As is the case with any political party that has suffered a drubbing at the polls, it seems that the PN will spend a long time in the wilderness. The indication that this spell will be a prolonged one stems from the fact that the party still cannot figure out what it’s about – which overarching cause it should adopt.

It brings to mind the plight of the UK Tory party, which is currently floundering about aimlessly following the election where the anti-Brexit platform was no longer the unifier it once was. In an article about the scenario, columnist James Forsyth aptly remarked: “This is what the Tory party should be reflecting on this summer. It needs a ‘what’ as much as a ‘who’; an agenda that chimes with what the country wants. For all that Brexit dominates the current scene, it will not be such an all-consuming issue at the next election.”

The Nationalist Party too needs to find its reason for being – its ‘what’.


I watched the teaser trailer for a party for young teens last week. It had a Kardashian vibe to it, with young girls pouting away by a pool and duck pouting before applying unnecessary layers of makeup.

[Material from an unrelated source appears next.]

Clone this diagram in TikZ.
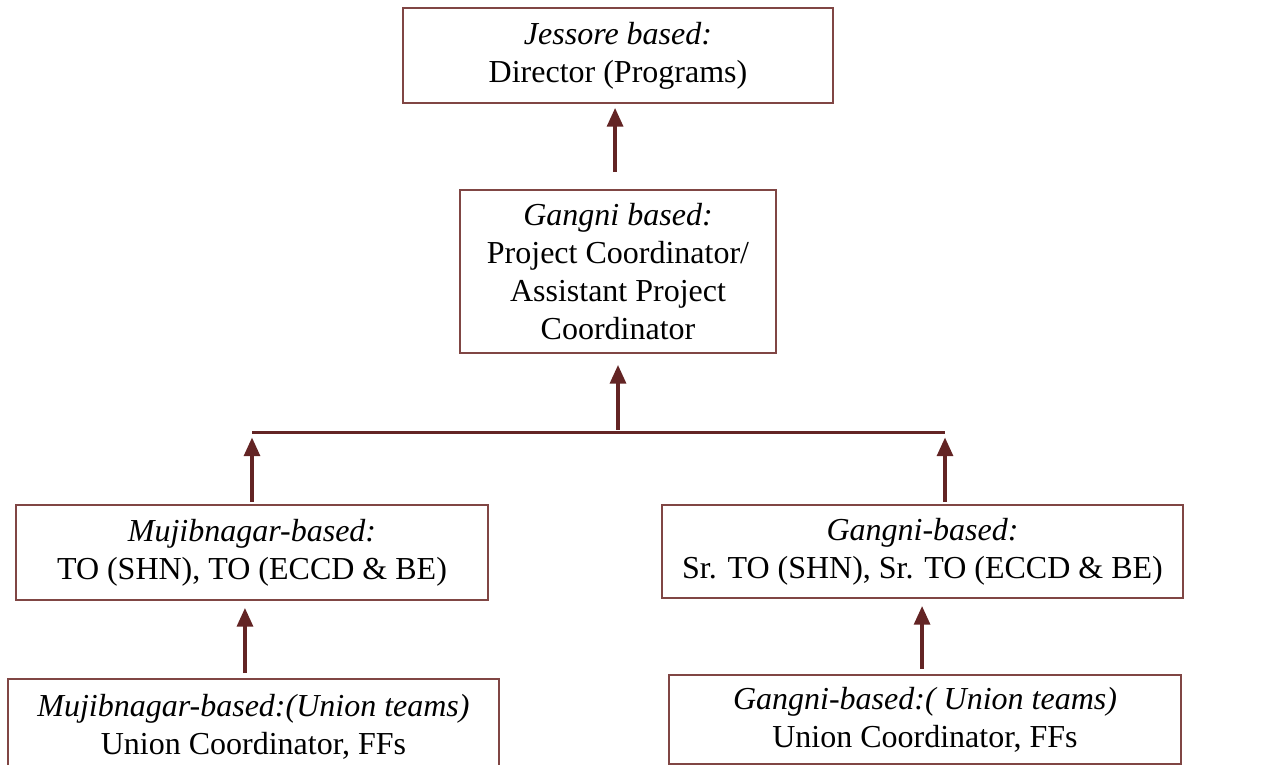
\documentclass[tikz,border=0pt]{standalone}
\usepackage{fontspec}
\setmainfont{Liberation Serif}
\usetikzlibrary{arrows.meta}
\definecolor{OrgFrame}{RGB}{128,70,68}
\definecolor{OrgInk}{RGB}{99,36,36}
\tikzset{
    org/diagram/.style={
        font=\fontsize{12}{14.2}\selectfont,
        line cap=butt,
        every node/.style={inner sep=2pt, outer sep=0pt}
    },
    org/box/.style={draw=OrgFrame, line width=0.6pt, align=center},
    org/link/.style={
        draw=OrgInk, line width=1.2pt,
        -{Triangle[length=7pt, width=6pt]}
    },
    org/bar/.style={draw=OrgInk, line width=0.85pt}
}
\begin{document}
\begin{tikzpicture}[org/diagram, x=0.375pt, y=-0.375pt]
    \useasboundingbox (0,0) rectangle (1262,765);
    \node[org/box, minimum width=161.25pt, minimum height=35.6pt] (dir) at (618,55.5)
        {\textit{Jessore based:}\\Director (Programs)};
    \node[org/box, minimum width=118.5pt, minimum height=61.1pt] (pc) at (618,271.5)
        {\textit{Gangni based:}\\Project Coordinator/\\Assistant Project\\Coordinator};
    \node[org/box, minimum width=177pt, minimum height=35.6pt] (muj) at (252,552.5)
        {\textit{Mujibnagar-based:}\\TO (SHN), TO (ECCD \& BE)};
    \node[org/box, minimum width=195.4pt, minimum height=34.9pt] (gan) at (922.5,551.5)
        {\textit{Gangni-based:}\\Sr. TO (SHN), Sr. TO (ECCD \& BE)};
    \node[org/box, minimum width=184.1pt, minimum height=36pt] (mujU) at (253.5,727)
        {\textit{Mujibnagar-based:(Union teams)}\\Union Coordinator, FFs};
    \node[org/box, minimum width=192pt, minimum height=33.4pt] (ganU) at (925,719.5)
        {\textit{Gangni-based:( Union teams)}\\Union Coordinator, FFs};
    % junction bar
    \coordinate (barL) at (252,432.5);
    \coordinate (barM) at (618,432.5);
    \coordinate (barR) at (945,432.5);
    \draw[org/bar] (barL) -- (barR);
    \draw[org/link, shorten <=18pt*0.375, shorten >=5pt*0.375]
        ([xshift=-1.1pt]pc.north) -- ([xshift=-1.1pt]dir.south);
    \draw[org/link, shorten <=1pt, shorten >=12pt*0.375] (barM) -- (pc.south);
    \draw[org/link, shorten <=3pt*0.375, shorten >=5pt*0.375] (muj.north) -- (barL);
    \draw[org/link, shorten <=3pt*0.375, shorten >=5pt*0.375] (muj.north -| barR) -- (barR);
    \draw[org/link, shorten <=6pt*0.375, shorten >=8pt*0.375]
        ([xshift=-3.2pt]mujU.north) -- ([xshift=-3.2pt]mujU.north |- muj.south);
    \draw[org/link, shorten <=6pt*0.375, shorten >=8pt*0.375]
        ([xshift=-1.1pt]ganU.north) -- ([xshift=-1.1pt]ganU.north |- gan.south);
\end{tikzpicture}
\end{document}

The boys in the clip compared luxury watches hanging on their puny wrists and then slipped into waiting supercars. Because as we all know, the first thing that one does on turning 13 is to buy a watch that costs a few zillion times your accumulated pocket money since the moment you were born. And the normal mode of transport for young teens is a Lamborghini (good luck with the dramatic drive-throughs on the Maltese roads clogged with cranes and kiosks).

The clip was unintentionally hilarious – being absurd rather than conveying the glamour and glitz that the crude product placement was meant to convey.

The clip, of course, is just one of seve­ral attempts of advertising firms to turn children into consumers – at an ever earlier age. It’s more of that time-worn ply of playing on teens’ insecurities to coax them onto the hamster wheel of perpetual consumerism.

It’s just not true that this form of advertising is meant to empower children to become discerning consumers. Rather, it’s a crude ploy to depict a materialistic lifestyle as desirable – grooming them to become perpetual consumers.

Besides being ludicrously inappropriate, it’s sad to see that this is the message being pushed out constantly.